• [WORK REQUIRED]
Extract everything from the first line through the line with "ax.hlines(np.arange(-80, 80.1, 4), 6", both ends included, except for any pictures.

──────── DATASET SECTION

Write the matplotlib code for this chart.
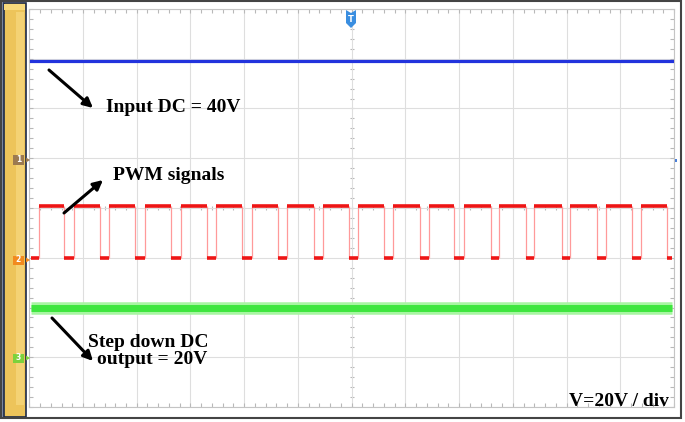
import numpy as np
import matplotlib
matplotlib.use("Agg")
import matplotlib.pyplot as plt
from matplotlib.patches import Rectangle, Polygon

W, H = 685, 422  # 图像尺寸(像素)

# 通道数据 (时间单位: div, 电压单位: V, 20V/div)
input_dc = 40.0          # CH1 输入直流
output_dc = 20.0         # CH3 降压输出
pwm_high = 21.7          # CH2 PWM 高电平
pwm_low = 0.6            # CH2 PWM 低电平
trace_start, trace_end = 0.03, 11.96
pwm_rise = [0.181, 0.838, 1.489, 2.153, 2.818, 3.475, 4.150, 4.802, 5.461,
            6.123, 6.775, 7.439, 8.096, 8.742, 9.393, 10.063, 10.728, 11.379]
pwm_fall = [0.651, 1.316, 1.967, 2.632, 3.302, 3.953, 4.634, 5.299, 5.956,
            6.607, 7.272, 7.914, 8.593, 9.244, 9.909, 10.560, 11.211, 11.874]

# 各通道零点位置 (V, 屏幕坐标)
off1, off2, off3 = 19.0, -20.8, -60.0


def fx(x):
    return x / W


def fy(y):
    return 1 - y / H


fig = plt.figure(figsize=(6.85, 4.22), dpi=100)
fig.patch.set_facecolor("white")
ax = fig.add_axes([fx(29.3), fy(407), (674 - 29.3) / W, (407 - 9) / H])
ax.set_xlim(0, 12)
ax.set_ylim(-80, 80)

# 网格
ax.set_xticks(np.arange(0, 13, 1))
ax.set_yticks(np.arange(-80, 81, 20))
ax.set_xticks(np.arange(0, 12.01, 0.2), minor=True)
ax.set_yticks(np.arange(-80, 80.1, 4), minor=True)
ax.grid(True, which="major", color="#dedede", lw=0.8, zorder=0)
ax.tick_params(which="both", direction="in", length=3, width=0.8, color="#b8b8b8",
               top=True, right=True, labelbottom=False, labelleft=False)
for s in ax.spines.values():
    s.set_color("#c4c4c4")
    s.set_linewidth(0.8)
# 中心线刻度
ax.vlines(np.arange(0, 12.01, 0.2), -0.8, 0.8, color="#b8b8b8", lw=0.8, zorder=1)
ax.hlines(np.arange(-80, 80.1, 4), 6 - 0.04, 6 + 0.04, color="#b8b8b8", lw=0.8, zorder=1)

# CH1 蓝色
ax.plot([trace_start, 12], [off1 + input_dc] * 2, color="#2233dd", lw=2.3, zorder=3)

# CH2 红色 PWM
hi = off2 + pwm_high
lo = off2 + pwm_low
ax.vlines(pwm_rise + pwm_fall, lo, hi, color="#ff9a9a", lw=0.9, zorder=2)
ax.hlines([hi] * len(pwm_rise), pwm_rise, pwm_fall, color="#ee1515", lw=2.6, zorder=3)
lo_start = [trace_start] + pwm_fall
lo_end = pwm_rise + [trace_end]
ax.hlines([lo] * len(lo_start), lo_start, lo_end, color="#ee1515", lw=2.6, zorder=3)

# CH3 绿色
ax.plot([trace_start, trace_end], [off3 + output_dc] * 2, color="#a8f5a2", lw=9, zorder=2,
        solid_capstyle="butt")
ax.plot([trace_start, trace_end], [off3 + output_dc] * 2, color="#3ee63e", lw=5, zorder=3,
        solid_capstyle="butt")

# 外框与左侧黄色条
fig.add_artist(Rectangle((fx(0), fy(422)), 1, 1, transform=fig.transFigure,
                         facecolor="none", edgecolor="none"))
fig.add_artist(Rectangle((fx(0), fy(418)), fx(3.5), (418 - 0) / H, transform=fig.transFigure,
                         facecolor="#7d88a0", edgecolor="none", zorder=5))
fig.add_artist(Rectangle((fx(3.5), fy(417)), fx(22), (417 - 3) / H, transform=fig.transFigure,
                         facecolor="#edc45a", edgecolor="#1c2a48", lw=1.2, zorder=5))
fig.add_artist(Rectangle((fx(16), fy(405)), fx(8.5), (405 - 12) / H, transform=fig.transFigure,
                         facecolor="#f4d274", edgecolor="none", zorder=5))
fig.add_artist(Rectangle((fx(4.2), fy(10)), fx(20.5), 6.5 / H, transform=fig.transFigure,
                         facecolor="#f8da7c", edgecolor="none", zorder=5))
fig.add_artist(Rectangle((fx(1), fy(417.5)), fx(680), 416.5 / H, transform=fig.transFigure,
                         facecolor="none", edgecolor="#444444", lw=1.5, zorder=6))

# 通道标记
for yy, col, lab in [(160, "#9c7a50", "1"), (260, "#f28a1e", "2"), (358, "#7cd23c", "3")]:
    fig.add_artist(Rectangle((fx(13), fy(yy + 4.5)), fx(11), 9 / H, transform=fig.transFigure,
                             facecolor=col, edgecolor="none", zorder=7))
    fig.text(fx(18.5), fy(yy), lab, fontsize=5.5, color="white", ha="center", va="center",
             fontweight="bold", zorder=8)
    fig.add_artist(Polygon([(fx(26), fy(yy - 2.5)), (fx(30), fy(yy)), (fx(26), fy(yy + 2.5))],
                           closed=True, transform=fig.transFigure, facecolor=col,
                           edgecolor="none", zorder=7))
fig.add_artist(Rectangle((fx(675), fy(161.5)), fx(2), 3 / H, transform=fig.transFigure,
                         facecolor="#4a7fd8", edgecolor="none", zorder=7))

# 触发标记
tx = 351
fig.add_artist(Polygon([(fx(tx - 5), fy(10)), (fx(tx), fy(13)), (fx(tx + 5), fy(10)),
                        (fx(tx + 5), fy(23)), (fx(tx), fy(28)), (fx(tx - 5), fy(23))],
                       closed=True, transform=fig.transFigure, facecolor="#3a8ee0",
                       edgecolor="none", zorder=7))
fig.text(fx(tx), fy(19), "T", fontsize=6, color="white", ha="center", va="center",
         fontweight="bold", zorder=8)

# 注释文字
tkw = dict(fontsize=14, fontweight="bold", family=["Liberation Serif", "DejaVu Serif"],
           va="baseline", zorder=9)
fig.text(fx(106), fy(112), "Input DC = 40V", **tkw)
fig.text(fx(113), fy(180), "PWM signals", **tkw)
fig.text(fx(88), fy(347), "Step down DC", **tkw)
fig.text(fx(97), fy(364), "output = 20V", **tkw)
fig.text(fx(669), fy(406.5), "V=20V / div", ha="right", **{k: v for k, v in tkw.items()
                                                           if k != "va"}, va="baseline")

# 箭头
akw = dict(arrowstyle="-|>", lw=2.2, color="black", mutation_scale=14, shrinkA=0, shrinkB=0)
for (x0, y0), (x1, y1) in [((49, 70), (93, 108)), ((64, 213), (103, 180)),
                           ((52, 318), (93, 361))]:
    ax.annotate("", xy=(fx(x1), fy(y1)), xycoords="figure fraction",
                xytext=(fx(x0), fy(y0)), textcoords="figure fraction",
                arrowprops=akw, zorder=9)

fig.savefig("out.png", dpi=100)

────────────────

• [OUTPUT OF THE EXERCISE]
Write the matplotlib code for this chart.
import numpy as np
import matplotlib
matplotlib.use("Agg")
import matplotlib.pyplot as plt
from matplotlib.patches import Rectangle, Polygon

W, H = 685, 422  # 图像尺寸(像素)

# 通道数据 (时间单位: div, 电压单位: V, 20V/div)
input_dc = 40.0          # CH1 输入直流
output_dc = 20.0         # CH3 降压输出
pwm_high = 21.7          # CH2 PWM 高电平
pwm_low = 0.6            # CH2 PWM 低电平
trace_start, trace_end = 0.03, 11.96
pwm_rise = [0.181, 0.838, 1.489, 2.153, 2.818, 3.475, 4.150, 4.802, 5.461,
            6.123, 6.775, 7.439, 8.096, 8.742, 9.393, 10.063, 10.728, 11.379]
pwm_fall = [0.651, 1.316, 1.967, 2.632, 3.302, 3.953, 4.634, 5.299, 5.956,
            6.607, 7.272, 7.914, 8.593, 9.244, 9.909, 10.560, 11.211, 11.874]

# 各通道零点位置 (V, 屏幕坐标)
off1, off2, off3 = 19.0, -20.8, -60.0


def fx(x):
    return x / W


def fy(y):
    return 1 - y / H


fig = plt.figure(figsize=(6.85, 4.22), dpi=100)
fig.patch.set_facecolor("white")
ax = fig.add_axes([fx(29.3), fy(407), (674 - 29.3) / W, (407 - 9) / H])
ax.set_xlim(0, 12)
ax.set_ylim(-80, 80)

# 网格
ax.set_xticks(np.arange(0, 13, 1))
ax.set_yticks(np.arange(-80, 81, 20))
ax.set_xticks(np.arange(0, 12.01, 0.2), minor=True)
ax.set_yticks(np.arange(-80, 80.1, 4), minor=True)
ax.grid(True, which="major", color="#dedede", lw=0.8, zorder=0)
ax.tick_params(which="both", direction="in", length=3, width=0.8, color="#b8b8b8",
               top=True, right=True, labelbottom=False, labelleft=False)
for s in ax.spines.values():
    s.set_color("#c4c4c4")
    s.set_linewidth(0.8)
# 中心线刻度
ax.vlines(np.arange(0, 12.01, 0.2), -0.8, 0.8, color="#b8b8b8", lw=0.8, zorder=1)
ax.hlines(np.arange(-80, 80.1, 4), 6 - 0.04, 6 + 0.04, color="#b8b8b8", lw=0.8, zorder=1)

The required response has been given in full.